Do this until CHAR_PTR is aligned on a longword boundary. */
for (char_ptr = str; ((unsigned long int) char_ptr
& (sizeof (longword) - 1)) != 0;
++char_ptr)
if (*char_ptr == '\0')
return char_ptr - str;
/* All these elucidatory comments refer to 4-byte longwords,
but the theory applies equally well to 8-byte longwords. */
longword_ptr = (unsigned long int *) char_ptr;
/* Bits 31, 24, 16, and 8 of this number are zero. Call these bits
the "holes." Note that there is a hole just to the left of
each byte, with an extra at the end:
bits: 01111110 11111110 11111110 11111111
bytes: AAAAAAAA BBBBBBBB CCCCCCCC DDDDDDDD
The 1-bits make sure that carries propagate to the next 0-bit.

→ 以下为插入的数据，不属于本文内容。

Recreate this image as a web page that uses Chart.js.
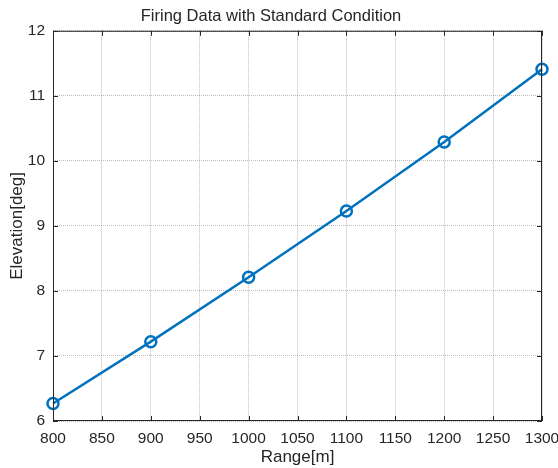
<!DOCTYPE html>
<html>
<head>
<meta charset="utf-8">
<script src="https://cdn.jsdelivr.net/npm/chart.js@4"></script>
<style>
html, body { margin: 0; padding: 0; background: #fff; }
</style>
</head>
<body>
<canvas id="grafico" width="558" height="468"></canvas>
<script>
// dados
const alcances = [800, 900, 1000, 1100, 1200, 1300];
const elevacoes = [6.27, 7.22, 8.21, 9.23, 10.29, 11.41];
const ticksX = [800, 850, 900, 950, 1000, 1050, 1100, 1150, 1200, 1250, 1300];
const ticksY = [6, 7, 8, 9, 10, 11, 12];

const COR_EIXO = '#262626';
const FONTE = '"Liberation Sans", Arial, sans-serif';

// caixa em volta + ticks pra dentro (estilo matlab)
const caixaPlugin = {
    id: 'caixa',
    afterDatasetsDraw(chart) {
        const { ctx, chartArea: a, scales } = chart;
        ctx.save();
        ctx.strokeStyle = COR_EIXO;
        ctx.lineWidth = 1;
        ctx.strokeRect(a.left + 0.5, a.top + 0.5, a.right - a.left - 1, a.bottom - a.top - 1);
        ctx.beginPath();
        const t = 5;
        ticksX.forEach(v => {
            const x = Math.round(scales.x.getPixelForValue(v)) + 0.5;
            ctx.moveTo(x, a.bottom); ctx.lineTo(x, a.bottom - t);
            ctx.moveTo(x, a.top); ctx.lineTo(x, a.top + t);
        });
        ticksY.forEach(v => {
            const y = Math.round(scales.y.getPixelForValue(v)) + 0.5;
            ctx.moveTo(a.left, y); ctx.lineTo(a.left + t, y);
            ctx.moveTo(a.right, y); ctx.lineTo(a.right - t, y);
        });
        ctx.stroke();
        ctx.restore();
    }
};

const grafico = new Chart(document.getElementById('grafico').getContext('2d'), {
    type: 'line',
    data: {
        datasets: [{
            data: alcances.map((x, i) => ({ x: x, y: elevacoes[i] })),
            borderColor: '#0072BD',
            borderWidth: 2.5,
            pointRadius: 5.5,
            pointBorderWidth: 2.5,
            pointBackgroundColor: 'rgba(0,0,0,0)',
            pointBorderColor: '#0072BD',
            tension: 0,
            clip: false
        }]
    },
    options: {
        responsive: false,
        devicePixelRatio: 1,
        animation: false,
        layout: { padding: { left: 0, right: 16, top: 0, bottom: 0 } },
        plugins: {
            legend: { display: false },
            tooltip: { enabled: false },
            title: {
                display: true,
                text: 'Firing Data with Standard Condition',
                color: COR_EIXO,
                font: { family: FONTE, size: 16.5, weight: 'normal', lineHeight: 1.2 },
                padding: { top: 7, bottom: 4 }
            }
        },
        scales: {
            x: {
                type: 'linear',
                min: 800, max: 1300,
                afterBuildTicks: s => { s.ticks = ticksX.map(v => ({ value: v })); },
                afterFit: s => { s.height = 47; s.paddingLeft = 0; s.paddingRight = 0; },
                grid: { color: 'rgba(38,38,38,0.3)', drawTicks: false },
                border: { display: false, dash: [1, 1] },
                ticks: { color: COR_EIXO, padding: 8, maxRotation: 0, autoSkip: false,
                         callback: v => String(v),
                         font: { family: FONTE, size: 15.5 } },
                title: { display: true, text: 'Range[m]', color: COR_EIXO,
                         font: { family: FONTE, size: 17, lineHeight: 1 }, padding: { top: 2, bottom: 2 } }
            },
            y: {
                type: 'linear',
                min: 6, max: 12,
                afterBuildTicks: s => { s.ticks = ticksY.map(v => ({ value: v })); },
                afterFit: s => { s.width = 53; s.paddingTop = 0; s.paddingBottom = 0; },
                grid: { color: 'rgba(38,38,38,0.3)', drawTicks: false },
                border: { display: false, dash: [1, 1] },
                ticks: { color: COR_EIXO, padding: 8, autoSkip: false,
                         callback: v => String(v),
                         font: { family: FONTE, size: 15.5 } },
                title: { display: true, text: 'Elevation[deg]', color: COR_EIXO,
                         font: { family: FONTE, size: 17, lineHeight: 1 }, padding: { top: 8.5, bottom: 0 } }
            }
        }
    },
    plugins: [caixaPlugin]
});
</script>
</body>
</html>
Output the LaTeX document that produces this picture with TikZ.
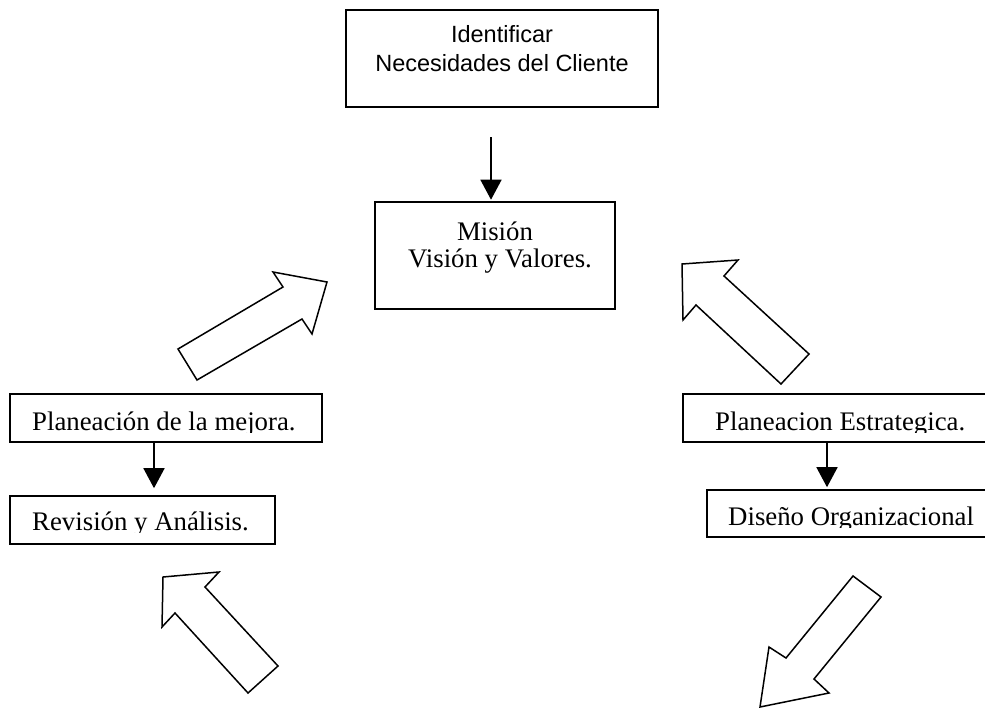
\documentclass[tikz,border=0pt]{standalone}
\usepackage{fontspec}
\setmainfont{Liberation Serif}
\newfontfamily\arialf{Liberation Sans}
\usetikzlibrary{arrows.meta}
\begin{document}
\begin{tikzpicture}[x=1pt,y=-1pt,
  box/.style={draw, line width=1.6pt, rectangle, inner sep=0pt},
  txt/.style={anchor=base, inner sep=0pt, font=\fontsize{26.8}{32}\selectfont},
  ltxt/.style={txt, anchor=base west},
  stxt/.style={anchor=base, inner sep=0pt, font=\arialf\fontsize{23.5}{28}\selectfont},
  link/.style={line width=1.6pt, -{Triangle[length=20pt,width=21pt]}},
  block/.style={draw, line width=1.5pt, fill=white, line join=miter}
]
\useasboundingbox[fill=white] (0,0) rectangle (985,709);
\clip (0,0) rectangle (985,709);

% boxes
\node[box, minimum width=312pt, minimum height=97pt] (need) at (502,58.5) {};
\node[box, minimum width=240pt, minimum height=107pt] (mis) at (495,255.5) {};
\node[box, minimum width=312pt, minimum height=48pt] (plm) at (166,418) {};
\node[box, minimum width=265pt, minimum height=48pt] (rev) at (142.5,520) {};
\node[box, minimum width=317pt, minimum height=48pt] (ple) at (841.5,418) {};
\node[box, minimum width=293pt, minimum height=47pt] (dis) at (853.5,513.5) {};

% texts
\node[stxt] (t1) at (502,43) {Identificar};
\node[stxt] (t2) at (502,71) {Necesidades del Cliente};
\node[txt] (t3) at (495,240) {Misión};
\node[txt] (t4) at (500,267) {Visión y Valores.};
\begin{scope}
  \clip (12,396) rectangle (320,432.5);
  \node[ltxt] (t5) at (32,430) {Planeación de la mejora.};
\end{scope}
\begin{scope}
  \clip (12,498) rectangle (273,532.5);
  \node[ltxt] (t6) at (32,530) {Revisión y Análisis.};
\end{scope}
\begin{scope}
  \clip (685,396) rectangle (985,432.5);
  \node[ltxt] (t7) at (715,430) {Planeacion Estrategica.};
\end{scope}
\begin{scope}
  \clip (709,492) rectangle (985,527.5);
  \node[ltxt] (t8) at (728,525) {Diseño Organizacional};
\end{scope}

% connectors
\coordinate (a1s) at (491,137);
\coordinate (c2) at (154,0);
\coordinate (c3) at (827,0);
\draw[link, shorten >=1.5pt] (a1s) -- (mis.north -| a1s);
\draw[link, shorten >=7pt] (plm.south -| c2) -- (rev.north -| c2);
\draw[link, shorten >=2pt] (ple.south -| c3) -- (dis.north -| c3);

% block arrows
\draw[block] (197,380) -- (178,349) -- (283,287) -- (273,272) -- (327,282)
  -- (312,334) -- (302,319) -- cycle;
\draw[block] (682,264) -- (738,260) -- (724,276) -- (809,354) -- (781,384)
  -- (696,305) -- (683,320) -- cycle;
\draw[block] (163,577) -- (219,572) -- (205,587) -- (278,666) -- (248,693)
  -- (175,613) -- (162,627) -- cycle;
\draw[block] (853,576) -- (881,597) -- (814,679) -- (829,693) -- (760,707)
  -- (769,647) -- (786,658) -- cycle;
\end{tikzpicture}
\end{document}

The 0-bits provide holes for carries to fall into. */
himagic = 0x80808080L;
lomagic = 0x01010101L;
if (sizeof (longword) > 4)
{
/* 64-bit version of the magic. */
/* Do the shift in two steps to avoid a warning if long has 32 bits. */
himagic = ((himagic << 16) << 16) | himagic;
lomagic = ((lomagic << 16) << 16) | lomagic;
}
if (sizeof (longword) > 8)
abort ();
/* Instead of the traditional loop which tests each character,
we will test a longword at a time. The tricky part is testing
if *any of the four* bytes in the longword in question are zero. */
for (;;)
{
longword = *longword_ptr++;
if (((longword - lomagic) & ~longword & himagic) != 0)
{
/* Which of the bytes was the zero? If none of them were, it was
a misfire; continue the search. */
const char *cp = (const char *) (longword_ptr - 1);
if (cp[0] == 0)
return cp - str;
if (cp[1] == 0)
return cp - str + 1;
if (cp[2] == 0)
return cp - str + 2;
if (cp[3] == 0)
return cp - str + 3;
if (sizeof (longword) > 4)
{
if (cp[4] == 0)
return cp - str + 4;
if (cp[5] == 0)
return cp - str + 5;
if (cp[6] == 0)
return cp - str + 6;
if (cp[7] == 0)
return cp - str + 7;
}
}
}
}
gcc -c strlen.c
g++ -c strlen_test.cpp
g++ -g -o strlen_test strlen_test.o strlen.o
./strlen_test
rm -f strlen.o strlen_test.o strlen_test
运行结果:
my strlen function run time:51580
system strlen function run time:26504
遗留问题:
1. 自己编译和调用的只是改了个函数名的同样的代码为什么还是和库函数有指数级别的速度差距,虽然比我简单写的strlen 好一些?
2. 编译和运行环境都是在阿里云上面进行的,是否是云计算的环境影响了执行的速度?
3. 为什么C++程序链接C语言的函数时,需要先把C函数编译成.o 文件,不可以直接使用g++ strlen_test.cpp strlen.c -o strlen_test的形式?